И снова наш мозг слегка обманывает нас, поддерживая позитивные иллюзии. Люди не только испытывают склонность к оптимизму относительно своего личного будущего, но и имеют тенденцию к пессимизму по поводу других. Прибавьте одно к другому – и вот вы уже не просто верите в собственную удачливость, а воспринимаете себя как исключительного счастливчика, что еще приятнее. А когда наступают сложные времена, всегда полезно верить, что другим тоже плохо.
По большому счету ожидания относительно будущего общества будут позитивными или негативными в зависимости от того, что лежит в основе личного оптимизма. В спокойное время социальный пессимизм может подпитывать личный оптимизм при помощи сравнения: когда в мире все в порядке, пессимистичный взгляд на общество при радужных надеждах на собственное будущее означает, что мы не просто ждем хорошего для себя, а рассчитываем жить хорошо, когда другие будут испытывать трудности. Это дает нам иллюзию превосходства. Такая иллюзия не говорит о том, что мы злые люди: она лишь свидетельствует, что через розовые очки мы смотрим только на свое будущее, а будущее сограждан рассматриваем без них.

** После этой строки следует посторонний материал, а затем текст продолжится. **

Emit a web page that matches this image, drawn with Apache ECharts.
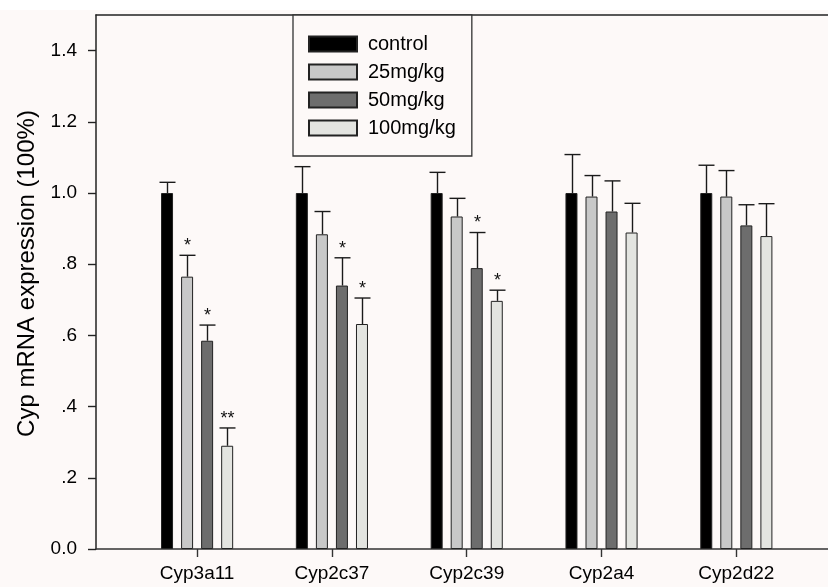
<!DOCTYPE html>
<html>
<head>
<meta charset="utf-8">
<script src="https://cdn.jsdelivr.net/npm/echarts@6/dist/echarts.min.js"></script>
<style>
  html, body { margin: 0; padding: 0; }
  #chart {
    width: 828px;
    height: 587px;
    background: linear-gradient(to bottom, #ffffff 0px, #ffffff 10px, #fdf9f8 10px);
  }
</style>
</head>
<body>
<div id="chart"></div>
<script>
// genes on the x axis
const genes = ["Cyp3a11", "Cyp2c37", "Cyp2c39", "Cyp2a4", "Cyp2d22"];
const groups = ["control", "25mg/kg", "50mg/kg", "100mg/kg"];

// mean relative expression per group
const control = [1.0, 1.0, 1.0, 1.0, 1.0];
const dose25 = [0.765, 0.884, 0.934, 0.99, 0.99];
const dose50 = [0.585, 0.74, 0.789, 0.948, 0.909];
const dose100 = [0.29, 0.632, 0.697, 0.889, 0.879];

// upper error bars (SD)
const controlErr = [0.03, 0.074, 0.058, 0.108, 0.078];
const dose25Err = [0.06, 0.064, 0.051, 0.059, 0.073];
const dose50Err = [0.044, 0.078, 0.1, 0.086, 0.058];
const dose100Err = [0.05, 0.073, 0.03, 0.082, 0.091];

// significance marks
const controlSig = ["", "", "", "", ""];
const dose25Sig = ["*", "", "", "", ""];
const dose50Sig = ["*", "*", "*", "", ""];
const dose100Sig = ["**", "*", "*", "", ""];

const yTicks = [0, 0.2, 0.4, 0.6, 0.8, 1.0, 1.2, 1.4];

const means = [control, dose25, dose50, dose100];
const errs = [controlErr, dose25Err, dose50Err, dose100Err];
const sigs = [controlSig, dose25Sig, dose50Sig, dose100Sig];
const fills = ["#000000", "#c8c8c8", "#6d6d6d", "#e3e4e0"];

const barW = 12;
const barGapPx = 8;
const font = "Liberation Sans";

const chart = echarts.init(document.getElementById("chart"), null, { renderer: "canvas" });

function errorRenderer(k) {
  const offset = (k - 1.5) * (barW + barGapPx);
  return function (params, api) {
    const x = api.value(0);
    const v = api.value(1);
    const e = api.value(2);
    const base = api.coord([x, v]);
    const top = api.coord([x, v + e]);
    const cx = Math.round(base[0] + offset) + 0.5;
    const lineStyle = { stroke: "#1a1a1a", lineWidth: 1.4 };
    const children = [
      { type: "line", shape: { x1: cx, y1: base[1], x2: cx, y2: top[1] }, style: lineStyle },
      { type: "line", shape: { x1: cx - 8, y1: top[1], x2: cx + 8, y2: top[1] }, style: lineStyle }
    ];
    const s = sigs[k][params.dataIndex];
    if (s) {
      children.push({
        type: "text",
        x: cx,
        y: top[1] - 9,
        style: { text: s, fontSize: 18, fontFamily: font, fill: "#111", align: "center", verticalAlign: "middle" }
      });
    }
    return { type: "group", children: children };
  };
}

const series = [];
groups.forEach(function (name, k) {
  series.push({
    name: name,
    type: "bar",
    barWidth: barW,
    barGap: (barGapPx / barW * 100).toFixed(0) + "%",
    itemStyle: { color: fills[k], borderColor: "#222", borderWidth: 1 },
    data: genes.map(function (g, i) { return [i + 1, means[k][i]]; }),
    z: 2
  });
});
groups.forEach(function (name, k) {
  series.push({
    type: "custom",
    renderItem: errorRenderer(k),
    encode: { x: 0, y: 1 },
    data: genes.map(function (g, i) { return [i + 1, means[k][i], errs[k][i]]; }),
    z: 5,
    silent: true
  });
});

chart.setOption({
  animation: false,
  backgroundColor: "transparent",
  textStyle: { fontFamily: font },
  grid: { left: 96, right: 0, top: 15, bottom: 38 },
  legend: {
    data: groups,
    orient: "vertical",
    left: 293,
    top: 15,
    itemWidth: 48,
    itemHeight: 15,
    itemGap: 8,
    padding: [19, 16, 18, 15],
    borderColor: "#333",
    borderWidth: 1.3,
    borderRadius: 0,
    backgroundColor: "#fdf9f8",
    icon: "rect",
    selectedMode: false,
    textStyle: { fontSize: 20, color: "#000", fontFamily: font, padding: [0, 0, 0, 6] }
  },
  xAxis: [
    {
      type: "value",
      min: 0.25,
      max: 5.68,
      splitLine: { show: false },
      axisLine: { lineStyle: { color: "#333", width: 1.5 } },
      axisTick: { show: true, length: 8, inside: false, lineStyle: { color: "#333", width: 1.4 }, customValues: [1, 2, 3, 4, 5] },
      axisLabel: {
        customValues: [1, 2, 3, 4, 5],
        formatter: function (v) { return genes[Math.round(v) - 1] || ""; },
        fontSize: 19,
        color: "#000",
        margin: 15
      }
    },
    {
      type: "value",
      position: "top",
      min: 0.25,
      max: 5.68,
      splitLine: { show: false },
      axisLine: { show: true, onZero: false, lineStyle: { color: "#222", width: 1.5 } },
      axisTick: { show: false },
      axisLabel: { show: false }
    }
  ],
  yAxis: {
    type: "value",
    min: 0,
    max: 1.5,
    interval: 0.2,
    name: "Cyp mRNA expression (100%)",
    nameLocation: "middle",
    nameGap: 50,
    nameTextStyle: { fontSize: 24, color: "#000", padding: [0, 0, 0, 17] },
    splitLine: { show: false },
    axisLine: { show: true, lineStyle: { color: "#222", width: 1.5 } },
    axisTick: { show: true, length: 8, lineStyle: { color: "#222", width: 1.4 }, customValues: yTicks },
    axisLabel: {
      customValues: yTicks,
      fontSize: 19,
      color: "#000",
      margin: 19,
      formatter: function (v) {
        const s = v.toFixed(1);
        return (v > 0 && v < 1) ? s.slice(1) : s;
      }
    }
  },
  series: series
});
</script>
</body>
</html>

В действительности мы довольно часто используем темные краски при оценке будущего своей страны.
Однако, когда на общество обрушивается немыслимый кризис, который непосредственно задевает личную жизнь, единственный способ улучшить ситуацию для нас – подняться вместе с остальным миром. Когда люди теряют работу и сбережения во время страшного экономического кризиса, им приходится верить, что мир скоро «выправится», потому что в этом случае легче будет восстановить доход и прежний уровень благосостояния. В такие моменты люди обращают взоры к поставщикам «хороших новостей» вроде Барака Обамы или Ширли Темпл. Именно тогда оптимизм охватывает всю планету – по крайней мере, пока не стабилизируется экономика, а там мы снова с удовольствием вернемся к социальному пессимизму.